REQUIRED TASK: Set the lines down again exactly, first line through the line that contains "lag_days = 10", with no pictures.

== DATA BLOCK

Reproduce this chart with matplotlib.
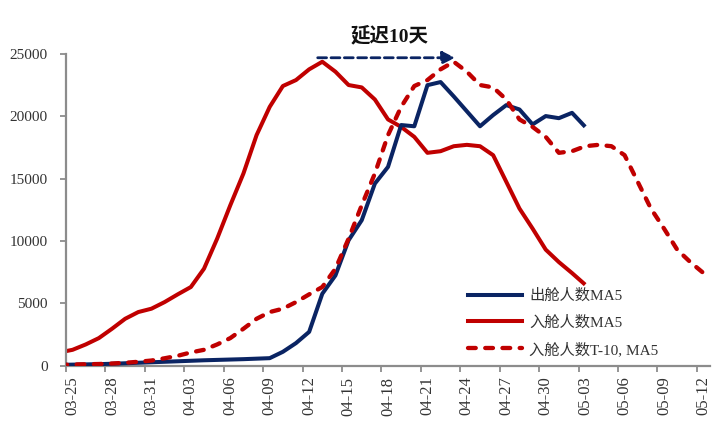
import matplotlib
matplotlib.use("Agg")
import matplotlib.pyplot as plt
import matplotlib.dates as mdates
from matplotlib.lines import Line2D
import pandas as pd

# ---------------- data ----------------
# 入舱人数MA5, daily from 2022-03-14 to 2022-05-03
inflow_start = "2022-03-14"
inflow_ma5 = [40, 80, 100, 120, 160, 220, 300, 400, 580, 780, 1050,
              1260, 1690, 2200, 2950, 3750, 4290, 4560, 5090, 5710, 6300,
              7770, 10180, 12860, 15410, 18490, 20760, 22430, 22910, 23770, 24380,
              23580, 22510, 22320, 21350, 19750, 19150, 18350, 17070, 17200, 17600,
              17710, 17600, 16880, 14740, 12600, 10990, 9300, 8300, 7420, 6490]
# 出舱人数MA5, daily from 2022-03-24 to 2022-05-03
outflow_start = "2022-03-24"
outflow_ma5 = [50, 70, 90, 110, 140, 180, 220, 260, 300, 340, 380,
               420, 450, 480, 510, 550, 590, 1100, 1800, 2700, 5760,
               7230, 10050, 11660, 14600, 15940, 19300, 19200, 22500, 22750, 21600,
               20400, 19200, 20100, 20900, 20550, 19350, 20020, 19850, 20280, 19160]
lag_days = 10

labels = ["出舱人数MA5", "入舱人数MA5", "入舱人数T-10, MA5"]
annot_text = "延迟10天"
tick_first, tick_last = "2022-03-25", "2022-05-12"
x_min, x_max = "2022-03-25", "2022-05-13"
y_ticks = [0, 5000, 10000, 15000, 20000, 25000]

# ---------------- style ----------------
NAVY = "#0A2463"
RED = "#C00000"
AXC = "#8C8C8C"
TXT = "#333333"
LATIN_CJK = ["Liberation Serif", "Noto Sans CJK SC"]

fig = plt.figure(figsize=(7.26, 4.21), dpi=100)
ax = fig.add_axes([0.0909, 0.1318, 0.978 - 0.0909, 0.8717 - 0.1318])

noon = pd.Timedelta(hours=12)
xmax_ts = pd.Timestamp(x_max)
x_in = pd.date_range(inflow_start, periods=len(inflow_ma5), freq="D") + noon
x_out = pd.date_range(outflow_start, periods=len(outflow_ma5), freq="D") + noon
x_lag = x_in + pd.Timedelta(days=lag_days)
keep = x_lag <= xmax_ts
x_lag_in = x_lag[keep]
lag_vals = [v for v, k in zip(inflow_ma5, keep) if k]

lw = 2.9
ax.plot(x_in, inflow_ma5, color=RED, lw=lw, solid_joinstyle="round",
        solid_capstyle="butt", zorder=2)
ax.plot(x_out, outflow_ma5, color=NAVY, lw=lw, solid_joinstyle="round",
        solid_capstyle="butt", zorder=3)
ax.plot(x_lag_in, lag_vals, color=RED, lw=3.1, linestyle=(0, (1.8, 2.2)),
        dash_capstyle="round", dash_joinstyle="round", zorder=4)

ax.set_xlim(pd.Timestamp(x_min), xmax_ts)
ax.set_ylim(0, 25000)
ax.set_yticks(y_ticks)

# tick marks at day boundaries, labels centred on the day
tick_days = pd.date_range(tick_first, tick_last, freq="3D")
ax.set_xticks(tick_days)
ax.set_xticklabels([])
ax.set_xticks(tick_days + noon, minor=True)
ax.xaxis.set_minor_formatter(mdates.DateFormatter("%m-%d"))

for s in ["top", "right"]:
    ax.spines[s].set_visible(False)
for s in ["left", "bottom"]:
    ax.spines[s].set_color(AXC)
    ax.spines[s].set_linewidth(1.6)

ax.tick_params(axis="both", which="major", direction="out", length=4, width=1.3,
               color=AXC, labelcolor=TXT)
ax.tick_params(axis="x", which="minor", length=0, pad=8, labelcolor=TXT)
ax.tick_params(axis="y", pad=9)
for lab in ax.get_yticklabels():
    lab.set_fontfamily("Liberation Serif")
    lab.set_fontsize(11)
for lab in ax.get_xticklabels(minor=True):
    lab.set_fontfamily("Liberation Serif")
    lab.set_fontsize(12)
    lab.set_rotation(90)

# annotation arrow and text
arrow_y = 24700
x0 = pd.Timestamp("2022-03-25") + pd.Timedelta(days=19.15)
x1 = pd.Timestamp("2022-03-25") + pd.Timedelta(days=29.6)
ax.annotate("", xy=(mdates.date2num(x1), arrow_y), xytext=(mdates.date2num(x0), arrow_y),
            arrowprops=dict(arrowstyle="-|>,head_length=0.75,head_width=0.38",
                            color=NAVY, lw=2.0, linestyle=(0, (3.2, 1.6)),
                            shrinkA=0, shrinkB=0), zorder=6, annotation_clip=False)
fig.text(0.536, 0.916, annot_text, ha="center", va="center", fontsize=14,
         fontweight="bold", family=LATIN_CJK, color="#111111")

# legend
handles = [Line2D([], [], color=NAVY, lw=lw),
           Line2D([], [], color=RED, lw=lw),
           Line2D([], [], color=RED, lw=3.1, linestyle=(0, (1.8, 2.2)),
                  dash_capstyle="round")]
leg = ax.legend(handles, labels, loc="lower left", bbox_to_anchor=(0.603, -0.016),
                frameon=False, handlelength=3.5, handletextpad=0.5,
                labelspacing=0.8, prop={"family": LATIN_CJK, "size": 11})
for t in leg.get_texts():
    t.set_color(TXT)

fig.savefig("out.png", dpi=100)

====

FINAL ANSWER:
Reproduce this chart with matplotlib.
import matplotlib
matplotlib.use("Agg")
import matplotlib.pyplot as plt
import matplotlib.dates as mdates
from matplotlib.lines import Line2D
import pandas as pd

# ---------------- data ----------------
# 入舱人数MA5, daily from 2022-03-14 to 2022-05-03
inflow_start = "2022-03-14"
inflow_ma5 = [40, 80, 100, 120, 160, 220, 300, 400, 580, 780, 1050,
              1260, 1690, 2200, 2950, 3750, 4290, 4560, 5090, 5710, 6300,
              7770, 10180, 12860, 15410, 18490, 20760, 22430, 22910, 23770, 24380,
              23580, 22510, 22320, 21350, 19750, 19150, 18350, 17070, 17200, 17600,
              17710, 17600, 16880, 14740, 12600, 10990, 9300, 8300, 7420, 6490]
# 出舱人数MA5, daily from 2022-03-24 to 2022-05-03
outflow_start = "2022-03-24"
outflow_ma5 = [50, 70, 90, 110, 140, 180, 220, 260, 300, 340, 380,
               420, 450, 480, 510, 550, 590, 1100, 1800, 2700, 5760,
               7230, 10050, 11660, 14600, 15940, 19300, 19200, 22500, 22750, 21600,
               20400, 19200, 20100, 20900, 20550, 19350, 20020, 19850, 20280, 19160]
lag_days = 10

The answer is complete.